> [EXERCISE GOAL] Repeat the listing word for word. No pictures belong in the copy.

#####

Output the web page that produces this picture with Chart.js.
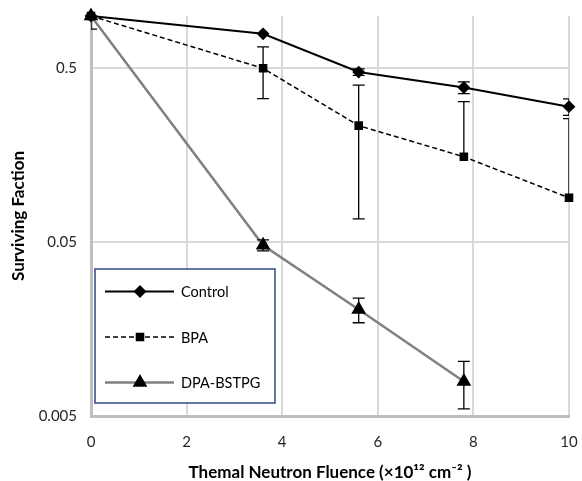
<!DOCTYPE html>
<html>
<head>
<meta charset="utf-8">
<script src="https://cdn.jsdelivr.net/npm/chart.js@4.4.1/dist/chart.umd.min.js"></script>
<style>
  html, body { margin: 0; padding: 0; background: #fff; }
  #wrap { width: 582px; height: 481px; }
</style>
</head>
<body>
<div id="wrap"><canvas id="myChart" width="582" height="481"></canvas></div>
<script>
var fluence = [0, 3.6, 5.6, 7.8, 10];
var controlVals = [1, 0.79, 0.476, 0.388, 0.301];
var controlErr = [0, 0, 0.021, 0.03, 0.033];
var bpaVals = [1, 0.5, 0.234, 0.155, 0.09];
var bpaErr = [0.16, 0.165, 0.166, 0.167, 0.167];
var dpaVals = [1, 0.048, 0.0205, 0.0079];
var dpaErr = [0, 0.0035, 0.0033, 0.0024];
var yTicks = [0.005, 0.05, 0.5];
var xTicks = [0, 2, 4, 6, 8, 10];

function pts(vals) {
    return vals.map(function (v, i) { return { x: fluence[i], y: v }; });
}

var FONT = "Lato, 'Open Sans', sans-serif";

// error bars, symmetric in value; negative ends are left out like Excel does
var errorBars = {
    id: 'errorBars',
    afterDatasetsDraw: function (chart) {
        var ctx = chart.ctx, a = chart.chartArea;
        var ys = chart.scales.y;
        ctx.save();
        ctx.beginPath();
        ctx.rect(a.left, a.top, a.right - a.left, a.bottom - a.top);
        ctx.clip();
        ctx.strokeStyle = '#000';
        ctx.lineWidth = 1.3;
        chart.data.datasets.forEach(function (ds, di) {
            var meta = chart.getDatasetMeta(di);
            ds.err.forEach(function (e, i) {
                if (!e) return;
                var v = ds.data[i].y;
                var px = meta.data[i].x;
                var py = meta.data[i].y;
                var up = ys.getPixelForValue(v + e);
                var lo = v - e > 0 ? ys.getPixelForValue(v - e) : null;
                ctx.beginPath();
                ctx.moveTo(px, up);
                ctx.lineTo(px, lo === null ? py : lo);
                ctx.moveTo(px - 6, up);
                ctx.lineTo(px + 6, up);
                if (lo !== null) {
                    ctx.moveTo(px - 6, lo);
                    ctx.lineTo(px + 6, lo);
                }
                ctx.stroke();
            });
        });
        ctx.restore();
    }
};

// boxed legend inside the plot
var boxLegend = {
    id: 'boxLegend',
    afterDraw: function (chart) {
        var ctx = chart.ctx;
        var bx = 95, by = 269, bw = 180, bh = 134;
        ctx.save();
        ctx.fillStyle = '#fff';
        ctx.fillRect(bx, by, bw, bh);
        ctx.strokeStyle = '#2f4a7f';
        ctx.lineWidth = 1.5;
        ctx.strokeRect(bx, by, bw, bh);
        var rows = [291.5, 337, 382.5];
        chart.data.datasets.forEach(function (ds, i) {
            var y = rows[i];
            ctx.strokeStyle = ds.borderColor;
            ctx.lineWidth = ds.borderWidth;
            ctx.setLineDash(ds.borderDash || []);
            ctx.beginPath();
            ctx.moveTo(105, y);
            ctx.lineTo(174, y);
            ctx.stroke();
            ctx.setLineDash([]);
            ctx.fillStyle = '#000';
            ctx.strokeStyle = '#000';
            Chart.helpers.drawPoint(ctx, {
                pointStyle: ds.pointStyle,
                radius: ds.pointRadius,
                borderWidth: 1
            }, 140, y);
            ctx.font = '14.5px ' + FONT;
            ctx.textBaseline = 'middle';
            ctx.fillText(ds.label, 181, y + 1);
        });
        ctx.restore();
    }
};

var ctx = document.getElementById('myChart').getContext('2d');
var myChart = new Chart(ctx, {
    type: 'line',
    data: {
        datasets: [{
            label: 'Control',
            data: pts(controlVals),
            err: controlErr,
            borderColor: '#000',
            backgroundColor: '#000',
            borderWidth: 2,
            pointStyle: 'rectRot',
            pointRadius: 5,
            pointBackgroundColor: '#000',
            pointBorderColor: '#000'
        }, {
            label: 'BPA',
            data: pts(bpaVals),
            err: bpaErr,
            borderColor: '#000',
            backgroundColor: '#000',
            borderWidth: 1.5,
            borderDash: [5, 3],
            pointStyle: 'rect',
            pointRadius: 5,
            pointBackgroundColor: '#000',
            pointBorderColor: '#000'
        }, {
            label: 'DPA-BSTPG',
            data: pts(dpaVals),
            err: dpaErr,
            borderColor: '#808080',
            backgroundColor: '#000',
            borderWidth: 2.5,
            pointStyle: 'triangle',
            pointRadius: 6,
            pointBackgroundColor: '#000',
            pointBorderColor: '#000'
        }]
    },
    options: {
        responsive: false,
        animation: false,
        clip: false,
        layout: { padding: { left: 8, right: 13, top: 16, bottom: 0 } },
        plugins: {
            legend: { display: false },
            tooltip: { enabled: false }
        },
        elements: { point: { borderWidth: 1 }, line: { tension: 0 } },
        scales: {
            x: {
                type: 'linear',
                min: 0,
                max: 10,
                afterBuildTicks: function (axis) {
                    axis.ticks = xTicks.map(function (v) { return { value: v }; });
                },
                grid: { color: '#d9d9d9', lineWidth: 2, drawTicks: false },
                border: { color: '#bfbfbf', width: 3 },
                ticks: {
                    color: '#262626',
                    font: { family: FONT, size: 15 },
                    padding: 17
                },
                title: {
                    display: true,
                    text: 'Themal Neutron Fluence (×10¹² cm⁻² )',
                    color: '#000',
                    font: { family: FONT, size: 17, weight: 'bold', lineHeight: 1 },
                    padding: { top: 8, bottom: 0 }
                },
                afterFit: function (axis) {
                    axis.height = 65;
                    axis.paddingLeft = 0;
                    axis.paddingRight = 0;
                }
            },
            y: {
                type: 'logarithmic',
                min: 0.005,
                max: 1,
                afterBuildTicks: function (axis) {
                    axis.ticks = yTicks.map(function (v) { return { value: v }; });
                },
                grid: { color: '#d9d9d9', lineWidth: 2, drawTicks: false },
                border: { color: '#bfbfbf', width: 3 },
                ticks: {
                    color: '#262626',
                    font: { family: FONT, size: 15 },
                    padding: 14,
                    callback: function (v) { return String(v); }
                },
                title: {
                    display: true,
                    text: 'Surviving Faction',
                    color: '#000',
                    font: { family: FONT, size: 17, weight: 'bold' },
                    padding: { top: 0, bottom: 4 }
                },
                afterFit: function (axis) {
                    axis.width = 83;
                    axis.paddingTop = 0;
                    axis.paddingBottom = 0;
                }
            }
        }
    },
    plugins: [errorBars, boxLegend]
});
</script>
</body>
</html>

#####

> [THE OUTPUT]
Output the web page that produces this picture with Chart.js.
<!DOCTYPE html>
<html>
<head>
<meta charset="utf-8">
<script src="https://cdn.jsdelivr.net/npm/chart.js@4.4.1/dist/chart.umd.min.js"></script>
<style>
  html, body { margin: 0; padding: 0; background: #fff; }
  #wrap { width: 582px; height: 481px; }
</style>
</head>
<body>
<div id="wrap"><canvas id="myChart" width="582" height="481"></canvas></div>
<script>
var fluence = [0, 3.6, 5.6, 7.8, 10];
var controlVals = [1, 0.79, 0.476, 0.388, 0.301];
var controlErr = [0, 0, 0.021, 0.03, 0.033];
var bpaVals = [1, 0.5, 0.234, 0.155, 0.09];
var bpaErr = [0.16, 0.165, 0.166, 0.167, 0.167];
var dpaVals = [1, 0.048, 0.0205, 0.0079];
var dpaErr = [0, 0.0035, 0.0033, 0.0024];
var yTicks = [0.005, 0.05, 0.5];
var xTicks = [0, 2, 4, 6, 8, 10];

function pts(vals) {
    return vals.map(function (v, i) { return { x: fluence[i], y: v }; });
}

var FONT = "Lato, 'Open Sans', sans-serif";

// error bars, symmetric in value; negative ends are left out like Excel does
var errorBars = {
    id: 'errorBars',
    afterDatasetsDraw: function (chart) {
        var ctx = chart.ctx, a = chart.chartArea;
        var ys = chart.scales.y;
        ctx.save();
        ctx.beginPath();
        ctx.rect(a.left, a.top, a.right - a.left, a.bottom - a.top);
        ctx.clip();
        ctx.strokeStyle = '#000';
        ctx.lineWidth = 1.3;
        chart.data.datasets.forEach(function (ds, di) {
            var meta = chart.getDatasetMeta(di);
            ds.err.forEach(function (e, i) {
                if (!e) return;
                var v = ds.data[i].y;
                var px = meta.data[i].x;
                var py = meta.data[i].y;
                var up = ys.getPixelForValue(v + e);
                var lo = v - e > 0 ? ys.getPixelForValue(v - e) : null;
                ctx.beginPath();
                ctx.moveTo(px, up);
                ctx.lineTo(px, lo === null ? py : lo);
                ctx.moveTo(px - 6, up);
                ctx.lineTo(px + 6, up);
                if (lo !== null) {
                    ctx.moveTo(px - 6, lo);
                    ctx.lineTo(px + 6, lo);
                }
                ctx.stroke();
            });
        });
        ctx.restore();
    }
};

// boxed legend inside the plot
var boxLegend = {
    id: 'boxLegend',
    afterDraw: function (chart) {
        var ctx = chart.ctx;
        var bx = 95, by = 269, bw = 180, bh = 134;
        ctx.save();
        ctx.fillStyle = '#fff';
        ctx.fillRect(bx, by, bw, bh);
        ctx.strokeStyle = '#2f4a7f';
        ctx.lineWidth = 1.5;
        ctx.strokeRect(bx, by, bw, bh);
        var rows = [291.5, 337, 382.5];
        chart.data.datasets.forEach(function (ds, i) {
            var y = rows[i];
            ctx.strokeStyle = ds.borderColor;
            ctx.lineWidth = ds.borderWidth;
            ctx.setLineDash(ds.borderDash || []);
            ctx.beginPath();
            ctx.moveTo(105, y);
            ctx.lineTo(174, y);
            ctx.stroke();
            ctx.setLineDash([]);
            ctx.fillStyle = '#000';
            ctx.strokeStyle = '#000';
            Chart.helpers.drawPoint(ctx, {
                pointStyle: ds.pointStyle,
                radius: ds.pointRadius,
                borderWidth: 1
            }, 140, y);
            ctx.font = '14.5px ' + FONT;
            ctx.textBaseline = 'middle';
            ctx.fillText(ds.label, 181, y + 1);
        });
        ctx.restore();
    }
};

var ctx = document.getElementById('myChart').getContext('2d');
var myChart = new Chart(ctx, {
    type: 'line',
    data: {
        datasets: [{
            label: 'Control',
            data: pts(controlVals),
            err: controlErr,
            borderColor: '#000',
            backgroundColor: '#000',
            borderWidth: 2,
            pointStyle: 'rectRot',
            pointRadius: 5,
            pointBackgroundColor: '#000',
            pointBorderColor: '#000'
        }, {
            label: 'BPA',
            data: pts(bpaVals),
            err: bpaErr,
            borderColor: '#000',
            backgroundColor: '#000',
            borderWidth: 1.5,
            borderDash: [5, 3],
            pointStyle: 'rect',
            pointRadius: 5,
            pointBackgroundColor: '#000',
            pointBorderColor: '#000'
        }, {
            label: 'DPA-BSTPG',
            data: pts(dpaVals),
            err: dpaErr,
            borderColor: '#808080',
            backgroundColor: '#000',
            borderWidth: 2.5,
            pointStyle: 'triangle',
            pointRadius: 6,
            pointBackgroundColor: '#000',
            pointBorderColor: '#000'
        }]
    },
    options: {
        responsive: false,
        animation: false,
        clip: false,
        layout: { padding: { left: 8, right: 13, top: 16, bottom: 0 } },
        plugins: {
            legend: { display: false },
            tooltip: { enabled: false }
        },
        elements: { point: { borderWidth: 1 }, line: { tension: 0 } },
        scales: {
            x: {
                type: 'linear',
                min: 0,
                max: 10,
                afterBuildTicks: function (axis) {
                    axis.ticks = xTicks.map(function (v) { return { value: v }; });
                },
                grid: { color: '#d9d9d9', lineWidth: 2, drawTicks: false },
                border: { color: '#bfbfbf', width: 3 },
                ticks: {
                    color: '#262626',
                    font: { family: FONT, size: 15 },
                    padding: 17
                },
                title: {
                    display: true,
                    text: 'Themal Neutron Fluence (×10¹² cm⁻² )',
                    color: '#000',
                    font: { family: FONT, size: 17, weight: 'bold', lineHeight: 1 },
                    padding: { top: 8, bottom: 0 }
                },
                afterFit: function (axis) {
                    axis.height = 65;
                    axis.paddingLeft = 0;
                    axis.paddingRight = 0;
                }
            },
            y: {
                type: 'logarithmic',
                min: 0.005,
                max: 1,
                afterBuildTicks: function (axis) {
                    axis.ticks = yTicks.map(function (v) { return { value: v }; });
                },
                grid: { color: '#d9d9d9', lineWidth: 2, drawTicks: false },
                border: { color: '#bfbfbf', width: 3 },
                ticks: {
                    color: '#262626',
                    font: { family: FONT, size: 15 },
                    padding: 14,
                    callback: function (v) { return String(v); }
                },
                title: {
                    display: true,
                    text: 'Surviving Faction',
                    color: '#000',
                    font: { family: FONT, size: 17, weight: 'bold' },
                    padding: { top: 0, bottom: 4 }
                },
                afterFit: function (axis) {
                    axis.width = 83;
                    axis.paddingTop = 0;
                    axis.paddingBottom = 0;
                }
            }
        }
    },
    plugins: [errorBars, boxLegend]
});
</script>
</body>
</html>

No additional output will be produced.